Josh Stein
Josh Stein (b. 1973, Hammonton, New Jersey; currently residing in Napa, California) is a lifelong multi-mode creative artist, musician, writer, professor with multiple advanced degrees from the University of California and the University of Liverpool, adult beverage maker, and current MFA candidate at School of Visual Arts in New York City. He has more than five hundred articles in print, including monthly columns and covering a range of cultural and lifestyle issues; his artwork and copy have graced the front and back labels of dozens of releases from a myriad of Northern California wine producers; and his artwork has been nationally and internationally published numerous times and exhibited in a wide range of locations around the world, including the CICA Museum in Seoul, Korea, Adas Israel in Washington DC, Burning Man in Blackrock, Nevada, and Gallery 1064 in Seattle, amongst many others. He has had multiple solo shows in California and Washington states and has participated in numerous duo and group shows nationally and internationally.
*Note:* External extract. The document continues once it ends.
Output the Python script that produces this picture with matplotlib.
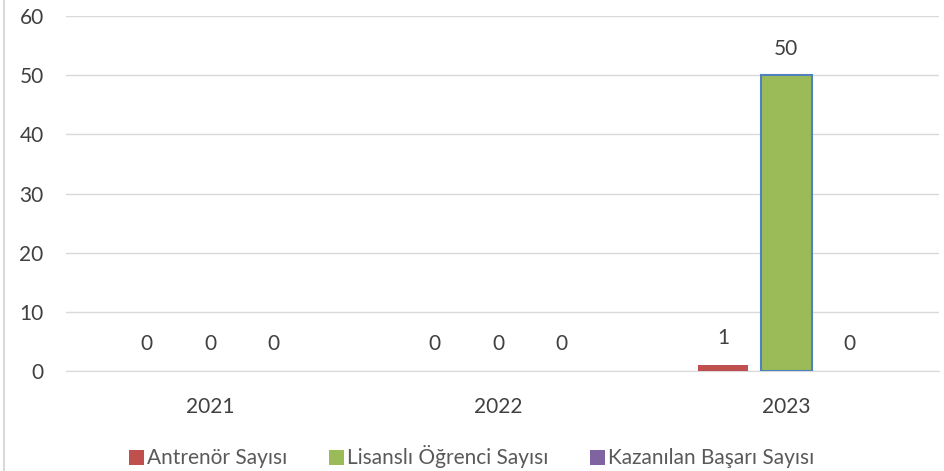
import matplotlib.pyplot as plt
import numpy as np
from matplotlib.lines import Line2D
from matplotlib.patches import Patch

years = ["2021", "2022", "2023"]
antrenor = [0, 0, 1]
lisansli = [0, 0, 50]
basari = [0, 0, 0]

series_names = ["Antrenör Sayısı", "Lisanslı Öğrenci Sayısı", "Kazanılan Başarı Sayısı"]
colors = ["#C0504D", "#9BBB59", "#8064A2"]
edges = ["none", "#4F81BD", "none"]

plt.rcParams['font.family'] = ['Lato', 'DejaVu Sans']
text_color = "#404040"
fs = 15

fig = plt.figure(figsize=(9.45, 4.71), dpi=100)
ax = fig.add_axes([0.0698, 0.2123, 0.9239, 0.7537])

x = np.arange(len(years))
width = 0.175
offsets = [-0.22, 0.0, 0.22]

for vals, off, c, e in zip([antrenor, lisansli, basari], offsets, colors, edges):
    bars = ax.bar(x + off, vals, width, color=c, edgecolor=e, zorder=3)
    for b, v in zip(bars, vals):
        # no outline on empty bars
        b.set_linewidth(1.5 if (e != "none" and v > 0) else 0)
        ax.annotate(str(v), (b.get_x() + b.get_width() / 2, v),
                    xytext=(0, 12), textcoords="offset points",
                    ha="center", va="bottom", fontsize=fs, color=text_color)

ax.set_xlim(-0.5, 2.53)
ax.set_ylim(0, 60)
ax.set_yticks(range(0, 61, 10))
ax.set_xticks(x)
ax.set_xticklabels(years)
ax.grid(axis="y", color="#D9D9D9", linewidth=1, zorder=0)
for s in ["top", "right", "left"]:
    ax.spines[s].set_visible(False)
ax.spines["bottom"].set_color("#D9D9D9")
ax.tick_params(axis="y", length=0, pad=16, labelsize=fs, labelcolor=text_color)
ax.tick_params(axis="x", length=0, pad=19, labelsize=fs, labelcolor=text_color)

handles = [Patch(facecolor=c, edgecolor="none") for c in colors]
fig.legend(handles, series_names, loc="center", bbox_to_anchor=(0.499, 0.03),
           ncol=3, frameon=False, fontsize=fs, handlelength=0.72, handleheight=0.72,
           handletextpad=0.15, columnspacing=2.0, labelcolor="#595959",
           borderpad=0, borderaxespad=0)

fig.add_artist(Line2D([0.004, 0.004], [0, 1], transform=fig.transFigure,
                      color="#D9D9D9", linewidth=1.5))

fig.savefig("out.png", dpi=100)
With formal training in calligraphy, graphic design, and color work; more than two decades as a researcher, teacher, and writer in cultural analysis in the vein of the Birmingham and Frankfurt Schools; and a decade and a half as a commercial artist and designer for multiple winery clients; he brings his influences of Pop art, Tattoo flash and lining techniques, and Abstract Surrealism and Expressionism to the extreme edge where graphic design and calligraphy meet the Platonic theory of forms.
Artist’s Statement:
My work creates unexpected moments of precariousness. I use metallic, iridescent, and fluorescent acrylics, textures that lift the paint from the canvas, and a variety of hot glues which add dimensionality to the surfaces. The goal is to create what I call deep patterns, which elicit a Jungian sense of collective knowledges and connections. I seek a reckoning with the artwork as a presence unto itself, and the use of these more “exotic” mediums in concert with natural and UV lights and self-created soundscapes produces a moment of active tension both in person and via digital reproduction. I create work that collapses clear distinctions via aufhebung, the negation of negation: both paint and sculpture, both presence and absence, both expectation and result. Movements out of flat planes create multivalent pieces: sculptural mixed media using canvas or wood as a base for horizontal presentations, painterly mixed media intended to be hung from vertical surfaces, and modular work on multiple substrates which can combine infinitely through the structural use of magnets. The goal is the substantiation of imagination: fooling the eye into seeing things it never imagined could exist, and then going beyond to ask for willing participation in a different way of seeing the world around us, externally and internally.